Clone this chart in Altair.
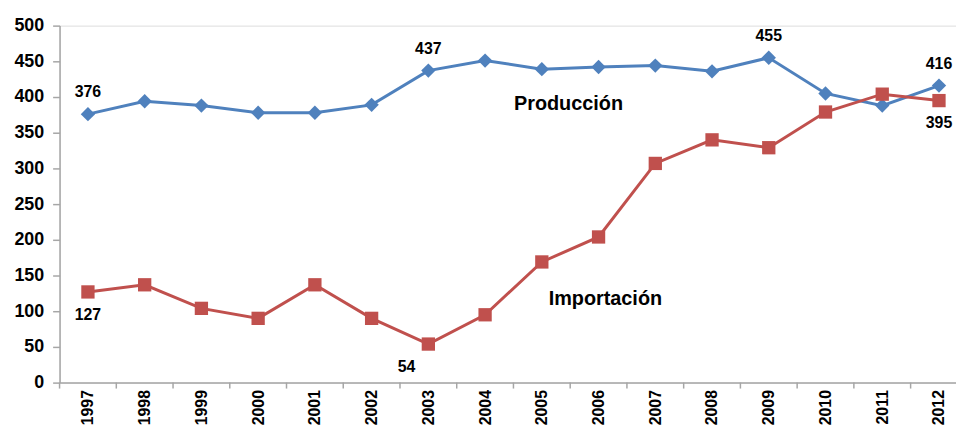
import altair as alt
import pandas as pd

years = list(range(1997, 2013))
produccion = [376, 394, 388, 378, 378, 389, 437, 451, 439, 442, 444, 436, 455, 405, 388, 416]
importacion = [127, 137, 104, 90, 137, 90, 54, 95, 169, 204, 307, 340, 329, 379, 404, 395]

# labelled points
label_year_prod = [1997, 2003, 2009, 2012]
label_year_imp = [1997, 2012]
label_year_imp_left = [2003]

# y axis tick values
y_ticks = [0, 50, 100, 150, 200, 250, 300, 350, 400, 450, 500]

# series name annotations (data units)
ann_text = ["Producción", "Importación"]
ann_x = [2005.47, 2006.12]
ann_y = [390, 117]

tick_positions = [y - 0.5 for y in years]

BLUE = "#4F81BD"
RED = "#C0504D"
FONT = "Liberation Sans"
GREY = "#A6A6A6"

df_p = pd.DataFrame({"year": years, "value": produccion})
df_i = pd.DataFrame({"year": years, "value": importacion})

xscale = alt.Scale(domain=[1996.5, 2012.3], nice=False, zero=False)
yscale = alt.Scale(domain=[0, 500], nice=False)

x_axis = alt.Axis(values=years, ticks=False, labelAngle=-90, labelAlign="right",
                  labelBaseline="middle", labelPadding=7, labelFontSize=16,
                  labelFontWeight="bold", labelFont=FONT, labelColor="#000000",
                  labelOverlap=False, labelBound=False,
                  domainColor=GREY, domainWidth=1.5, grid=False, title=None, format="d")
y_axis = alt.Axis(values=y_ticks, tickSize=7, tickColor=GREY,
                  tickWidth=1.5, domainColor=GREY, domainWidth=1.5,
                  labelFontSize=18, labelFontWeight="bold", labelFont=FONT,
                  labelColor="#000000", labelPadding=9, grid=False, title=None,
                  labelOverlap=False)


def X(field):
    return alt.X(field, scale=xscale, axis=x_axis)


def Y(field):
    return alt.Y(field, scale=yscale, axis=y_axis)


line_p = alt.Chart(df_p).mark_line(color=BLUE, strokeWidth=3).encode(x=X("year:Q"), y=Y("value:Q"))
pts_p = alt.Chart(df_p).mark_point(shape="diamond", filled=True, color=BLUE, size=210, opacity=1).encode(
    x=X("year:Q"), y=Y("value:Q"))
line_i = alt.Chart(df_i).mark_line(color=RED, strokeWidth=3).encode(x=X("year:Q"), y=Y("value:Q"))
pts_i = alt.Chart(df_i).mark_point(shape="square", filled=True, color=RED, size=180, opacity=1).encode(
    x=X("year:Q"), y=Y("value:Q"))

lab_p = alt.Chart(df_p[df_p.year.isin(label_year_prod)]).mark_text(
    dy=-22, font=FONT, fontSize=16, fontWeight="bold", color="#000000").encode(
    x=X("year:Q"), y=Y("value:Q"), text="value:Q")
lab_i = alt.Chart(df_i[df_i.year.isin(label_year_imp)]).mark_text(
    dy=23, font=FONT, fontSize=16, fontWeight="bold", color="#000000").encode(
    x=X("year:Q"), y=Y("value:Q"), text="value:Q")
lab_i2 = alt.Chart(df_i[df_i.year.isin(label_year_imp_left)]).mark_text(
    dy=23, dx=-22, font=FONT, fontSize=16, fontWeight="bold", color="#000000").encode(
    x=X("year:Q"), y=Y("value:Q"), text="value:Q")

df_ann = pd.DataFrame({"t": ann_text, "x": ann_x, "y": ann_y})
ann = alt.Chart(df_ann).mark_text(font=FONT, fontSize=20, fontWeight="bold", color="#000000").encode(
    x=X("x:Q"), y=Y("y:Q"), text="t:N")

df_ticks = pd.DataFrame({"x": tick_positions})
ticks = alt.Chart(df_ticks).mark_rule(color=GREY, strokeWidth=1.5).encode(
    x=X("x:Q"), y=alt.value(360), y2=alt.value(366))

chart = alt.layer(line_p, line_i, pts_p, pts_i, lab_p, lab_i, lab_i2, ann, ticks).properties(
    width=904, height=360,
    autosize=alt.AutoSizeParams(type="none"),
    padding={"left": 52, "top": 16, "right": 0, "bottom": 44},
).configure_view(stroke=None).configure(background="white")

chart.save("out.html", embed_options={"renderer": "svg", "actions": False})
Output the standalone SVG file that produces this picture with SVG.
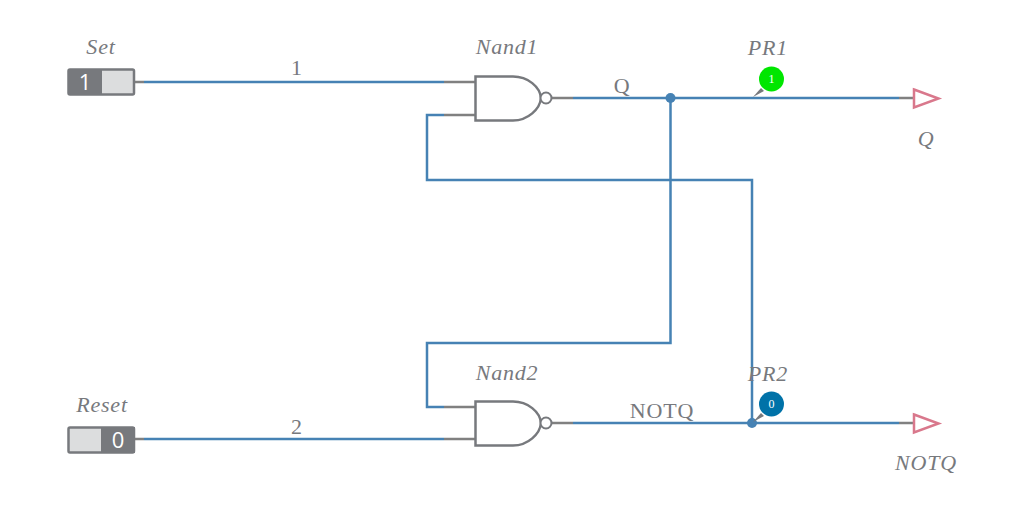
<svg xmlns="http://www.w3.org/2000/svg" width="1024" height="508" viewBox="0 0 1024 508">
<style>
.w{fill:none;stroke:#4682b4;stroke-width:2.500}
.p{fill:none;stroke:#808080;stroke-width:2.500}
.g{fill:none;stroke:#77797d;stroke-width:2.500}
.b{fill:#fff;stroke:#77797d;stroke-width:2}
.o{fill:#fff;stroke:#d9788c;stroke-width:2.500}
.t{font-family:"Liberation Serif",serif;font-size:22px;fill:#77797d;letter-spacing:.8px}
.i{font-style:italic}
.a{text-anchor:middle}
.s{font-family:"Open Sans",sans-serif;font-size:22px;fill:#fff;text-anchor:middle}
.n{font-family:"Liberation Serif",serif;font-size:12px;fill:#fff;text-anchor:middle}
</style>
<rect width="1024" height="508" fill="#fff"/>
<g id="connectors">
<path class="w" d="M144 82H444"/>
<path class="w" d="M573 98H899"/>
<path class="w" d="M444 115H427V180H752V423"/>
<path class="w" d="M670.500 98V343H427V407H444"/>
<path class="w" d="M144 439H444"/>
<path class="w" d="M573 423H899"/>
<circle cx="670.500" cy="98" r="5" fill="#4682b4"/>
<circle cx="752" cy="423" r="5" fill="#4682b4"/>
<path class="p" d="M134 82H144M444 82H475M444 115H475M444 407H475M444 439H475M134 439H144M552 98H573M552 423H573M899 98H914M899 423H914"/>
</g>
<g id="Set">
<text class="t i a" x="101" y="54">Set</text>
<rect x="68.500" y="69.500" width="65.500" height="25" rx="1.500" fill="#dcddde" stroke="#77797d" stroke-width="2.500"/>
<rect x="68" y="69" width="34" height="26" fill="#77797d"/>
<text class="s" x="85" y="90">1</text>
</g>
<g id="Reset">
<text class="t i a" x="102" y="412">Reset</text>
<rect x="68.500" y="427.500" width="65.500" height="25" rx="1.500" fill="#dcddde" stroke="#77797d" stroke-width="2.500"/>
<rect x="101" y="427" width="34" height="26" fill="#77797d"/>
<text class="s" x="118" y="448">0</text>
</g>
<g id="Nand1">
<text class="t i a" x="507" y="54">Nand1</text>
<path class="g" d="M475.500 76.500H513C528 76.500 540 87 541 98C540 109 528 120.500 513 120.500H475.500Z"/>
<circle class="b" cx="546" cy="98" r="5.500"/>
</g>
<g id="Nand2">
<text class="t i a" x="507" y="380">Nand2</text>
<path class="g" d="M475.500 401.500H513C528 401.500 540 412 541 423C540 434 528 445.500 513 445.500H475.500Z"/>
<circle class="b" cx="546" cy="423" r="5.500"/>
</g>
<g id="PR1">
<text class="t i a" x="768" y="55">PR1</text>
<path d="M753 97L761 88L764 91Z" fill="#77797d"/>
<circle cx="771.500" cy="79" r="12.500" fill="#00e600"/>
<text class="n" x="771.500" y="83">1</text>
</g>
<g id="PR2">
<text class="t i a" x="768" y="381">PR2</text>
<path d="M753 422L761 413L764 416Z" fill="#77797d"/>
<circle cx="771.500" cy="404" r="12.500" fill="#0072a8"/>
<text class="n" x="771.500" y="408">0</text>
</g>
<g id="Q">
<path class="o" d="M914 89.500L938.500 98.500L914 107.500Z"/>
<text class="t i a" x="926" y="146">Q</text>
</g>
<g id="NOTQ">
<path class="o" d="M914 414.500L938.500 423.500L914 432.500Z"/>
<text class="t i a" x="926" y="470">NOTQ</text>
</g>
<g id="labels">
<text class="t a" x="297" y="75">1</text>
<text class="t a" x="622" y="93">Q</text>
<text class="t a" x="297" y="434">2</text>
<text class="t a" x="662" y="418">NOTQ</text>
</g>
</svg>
══════════
Start at the first line of the records and write out everything up to and including the line containing "return alt.Y(field, scale=yscale, axis=y_axis)". No pictures.

(Final result):
Clone this chart in Altair.
import altair as alt
import pandas as pd

years = list(range(1997, 2013))
produccion = [376, 394, 388, 378, 378, 389, 437, 451, 439, 442, 444, 436, 455, 405, 388, 416]
importacion = [127, 137, 104, 90, 137, 90, 54, 95, 169, 204, 307, 340, 329, 379, 404, 395]

# labelled points
label_year_prod = [1997, 2003, 2009, 2012]
label_year_imp = [1997, 2012]
label_year_imp_left = [2003]

# y axis tick values
y_ticks = [0, 50, 100, 150, 200, 250, 300, 350, 400, 450, 500]

# series name annotations (data units)
ann_text = ["Producción", "Importación"]
ann_x = [2005.47, 2006.12]
ann_y = [390, 117]

tick_positions = [y - 0.5 for y in years]

BLUE = "#4F81BD"
RED = "#C0504D"
FONT = "Liberation Sans"
GREY = "#A6A6A6"

df_p = pd.DataFrame({"year": years, "value": produccion})
df_i = pd.DataFrame({"year": years, "value": importacion})

xscale = alt.Scale(domain=[1996.5, 2012.3], nice=False, zero=False)
yscale = alt.Scale(domain=[0, 500], nice=False)

x_axis = alt.Axis(values=years, ticks=False, labelAngle=-90, labelAlign="right",
                  labelBaseline="middle", labelPadding=7, labelFontSize=16,
                  labelFontWeight="bold", labelFont=FONT, labelColor="#000000",
                  labelOverlap=False, labelBound=False,
                  domainColor=GREY, domainWidth=1.5, grid=False, title=None, format="d")
y_axis = alt.Axis(values=y_ticks, tickSize=7, tickColor=GREY,
                  tickWidth=1.5, domainColor=GREY, domainWidth=1.5,
                  labelFontSize=18, labelFontWeight="bold", labelFont=FONT,
                  labelColor="#000000", labelPadding=9, grid=False, title=None,
                  labelOverlap=False)


def X(field):
    return alt.X(field, scale=xscale, axis=x_axis)


def Y(field):
    return alt.Y(field, scale=yscale, axis=y_axis)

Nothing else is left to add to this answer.